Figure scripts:
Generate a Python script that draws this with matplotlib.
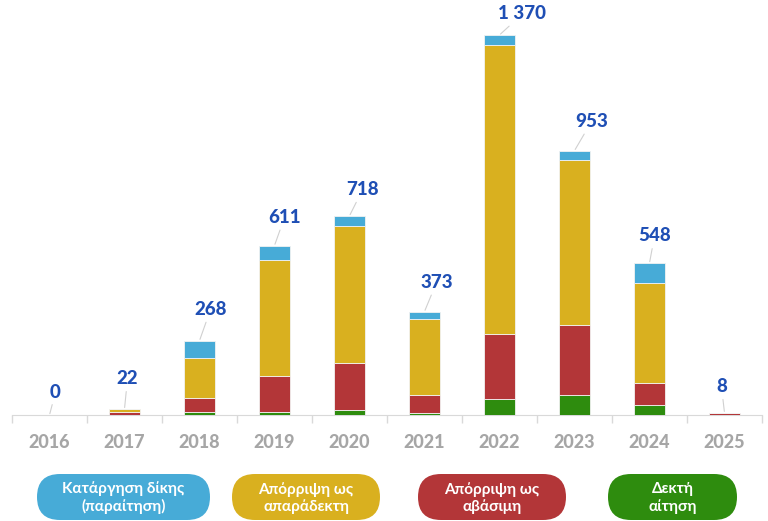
import matplotlib.pyplot as plt
from matplotlib.patches import FancyBboxPatch

plt.rcParams['font.family'] = ['Lato', 'Noto Sans', 'DejaVu Sans']

years = ['2016', '2017', '2018', '2019', '2020', '2021', '2022', '2023', '2024', '2025']
accepted = [0, 0, 10, 10, 18, 6, 57, 71, 35, 0]          # Δεκτή αίτηση
unfounded = [0, 12, 50, 132, 171, 66, 234, 254, 81, 8]   # Απόρριψη ως αβάσιμη
inadmissible = [0, 10, 146, 415, 492, 275, 1042, 593, 361, 0]  # Απόρριψη ως απαράδεκτη
withdrawn = [0, 0, 62, 54, 37, 26, 37, 35, 71, 0]       # Κατάργηση δίκης (παραίτηση)
totals = [0, 22, 268, 611, 718, 373, 1370, 953, 548, 8]

legend_names = ['Κατάργηση δίκης\n(παραίτηση)', 'Απόρριψη ως\nαπαράδεκτη',
                'Απόρριψη ως\nαβάσιμη', 'Δεκτή\nαίτηση']

c_green = '#2e8c0e'
c_red = '#b33638'
c_yellow = '#d9b01f'
c_blue = '#47abd7'
label_blue = '#1f4fb5'

# where each total label sits relative to its bar top (pixels)
label_offsets = [(6, 23), (3, 30), (11, 31), (10, 28), (13, 26),
                 (12, 29), (23, 21), (17, 29), (5, 27), (-3, 26)]

fig = plt.figure(figsize=(7.68, 5.21), dpi=100)
ax = fig.add_axes([12 / 768, 106 / 521, 750 / 768, 415 / 521])

x = list(range(len(years)))
w = 0.405
bottom = [0] * len(years)
for vals, col in [(accepted, c_green), (unfounded, c_red),
                  (inadmissible, c_yellow), (withdrawn, c_blue)]:
    ax.bar(x, vals, w, bottom=bottom, color=col, edgecolor='#f2f2f2',
           linewidth=0.6, zorder=3)
    bottom = [b + v for b, v in zip(bottom, vals)]

for i, t in enumerate(totals):
    dx, dy = label_offsets[i]
    ax.annotate(f"{t:,}".replace(",", " "), xy=(i, t), xytext=(dx, dy),
                textcoords='offset pixels', ha='center', va='center',
                fontsize=13.5, fontweight='black', color=label_blue,
                arrowprops=dict(arrowstyle='-', color='#d0d0d0', lw=0.8,
                                shrinkA=1, shrinkB=1))

ax.set_xlim(-0.5, 9.5)
ax.set_ylim(0, 1496)
ax.set_yticks([])
ax.set_xticks(x)
ax.set_xticklabels(years, fontsize=13, fontweight='black', color='#a6a6a6')
ax.set_xticks([i - 0.5 for i in range(len(years) + 1)], minor=True)
ax.tick_params(axis='x', which='major', length=0, pad=14)
ax.tick_params(axis='x', which='minor', length=6, color='#d9d9d9', width=1)
for s in ['top', 'left', 'right']:
    ax.spines[s].set_visible(False)
ax.spines['bottom'].set_color('#d9d9d9')

# legend pills drawn in pixel space
ov = fig.add_axes([0, 0, 1, 1])
ov.set_xlim(0, 768)
ov.set_ylim(521, 0)
ov.axis('off')
pills = [(37, 210, c_blue), (232, 380, c_yellow), (418, 566, c_red), (608, 737, c_green)]
for (x0, x1, col), name in zip(pills, legend_names):
    y0, y1 = 474, 520
    h = y1 - y0
    ov.add_patch(FancyBboxPatch((x0, y0), x1 - x0, h,
                                boxstyle=f"round,pad=0,rounding_size={h / 2}",
                                facecolor=col, edgecolor='none'))
    ov.text((x0 + x1) / 2, (y0 + y1) / 2 + 1, name, ha='center', va='center',
            color='white', fontsize=11, fontweight='bold', linespacing=1.25)

fig.savefig('out.png', dpi=100)
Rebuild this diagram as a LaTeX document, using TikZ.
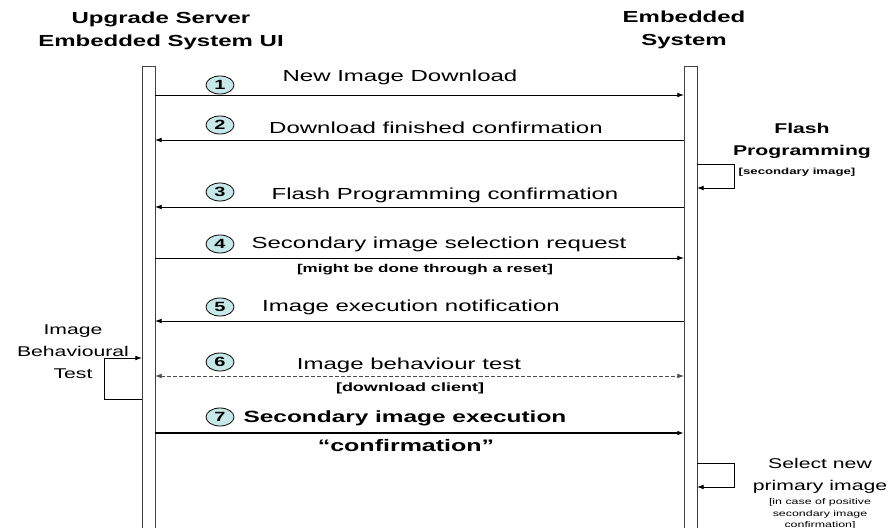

- Stated problem -
All entries are to be retyped exactly. Omit any embedded images.

- Written response -
Generate a Python script that draws this with matplotlib.
import matplotlib.pyplot as plt
from matplotlib.patches import FancyBboxPatch

plt.rcParams['font.family'] = ['Lato', 'Noto Sans', 'DejaVu Sans']

years = ['2016', '2017', '2018', '2019', '2020', '2021', '2022', '2023', '2024', '2025']
accepted = [0, 0, 10, 10, 18, 6, 57, 71, 35, 0]          # Δεκτή αίτηση
unfounded = [0, 12, 50, 132, 171, 66, 234, 254, 81, 8]   # Απόρριψη ως αβάσιμη
inadmissible = [0, 10, 146, 415, 492, 275, 1042, 593, 361, 0]  # Απόρριψη ως απαράδεκτη
withdrawn = [0, 0, 62, 54, 37, 26, 37, 35, 71, 0]       # Κατάργηση δίκης (παραίτηση)
totals = [0, 22, 268, 611, 718, 373, 1370, 953, 548, 8]

legend_names = ['Κατάργηση δίκης\n(παραίτηση)', 'Απόρριψη ως\nαπαράδεκτη',
                'Απόρριψη ως\nαβάσιμη', 'Δεκτή\nαίτηση']

c_green = '#2e8c0e'
c_red = '#b33638'
c_yellow = '#d9b01f'
c_blue = '#47abd7'
label_blue = '#1f4fb5'

# where each total label sits relative to its bar top (pixels)
label_offsets = [(6, 23), (3, 30), (11, 31), (10, 28), (13, 26),
                 (12, 29), (23, 21), (17, 29), (5, 27), (-3, 26)]

fig = plt.figure(figsize=(7.68, 5.21), dpi=100)
ax = fig.add_axes([12 / 768, 106 / 521, 750 / 768, 415 / 521])

x = list(range(len(years)))
w = 0.405
bottom = [0] * len(years)
for vals, col in [(accepted, c_green), (unfounded, c_red),
                  (inadmissible, c_yellow), (withdrawn, c_blue)]:
    ax.bar(x, vals, w, bottom=bottom, color=col, edgecolor='#f2f2f2',
           linewidth=0.6, zorder=3)
    bottom = [b + v for b, v in zip(bottom, vals)]

for i, t in enumerate(totals):
    dx, dy = label_offsets[i]
    ax.annotate(f"{t:,}".replace(",", " "), xy=(i, t), xytext=(dx, dy),
                textcoords='offset pixels', ha='center', va='center',
                fontsize=13.5, fontweight='black', color=label_blue,
                arrowprops=dict(arrowstyle='-', color='#d0d0d0', lw=0.8,
                                shrinkA=1, shrinkB=1))

ax.set_xlim(-0.5, 9.5)
ax.set_ylim(0, 1496)
ax.set_yticks([])
ax.set_xticks(x)
ax.set_xticklabels(years, fontsize=13, fontweight='black', color='#a6a6a6')
ax.set_xticks([i - 0.5 for i in range(len(years) + 1)], minor=True)
ax.tick_params(axis='x', which='major', length=0, pad=14)
ax.tick_params(axis='x', which='minor', length=6, color='#d9d9d9', width=1)
for s in ['top', 'left', 'right']:
    ax.spines[s].set_visible(False)
ax.spines['bottom'].set_color('#d9d9d9')

# legend pills drawn in pixel space
ov = fig.add_axes([0, 0, 1, 1])
ov.set_xlim(0, 768)
ov.set_ylim(521, 0)
ov.axis('off')
pills = [(37, 210, c_blue), (232, 380, c_yellow), (418, 566, c_red), (608, 737, c_green)]
for (x0, x1, col), name in zip(pills, legend_names):
    y0, y1 = 474, 520
    h = y1 - y0
    ov.add_patch(FancyBboxPatch((x0, y0), x1 - x0, h,
                                boxstyle=f"round,pad=0,rounding_size={h / 2}",
                                facecolor=col, edgecolor='none'))
    ov.text((x0 + x1) / 2, (y0 + y1) / 2 + 1, name, ha='center', va='center',
            color='white', fontsize=11, fontweight='bold', linespacing=1.25)

fig.savefig('out.png', dpi=100)
Rebuild this diagram as a LaTeX document, using TikZ.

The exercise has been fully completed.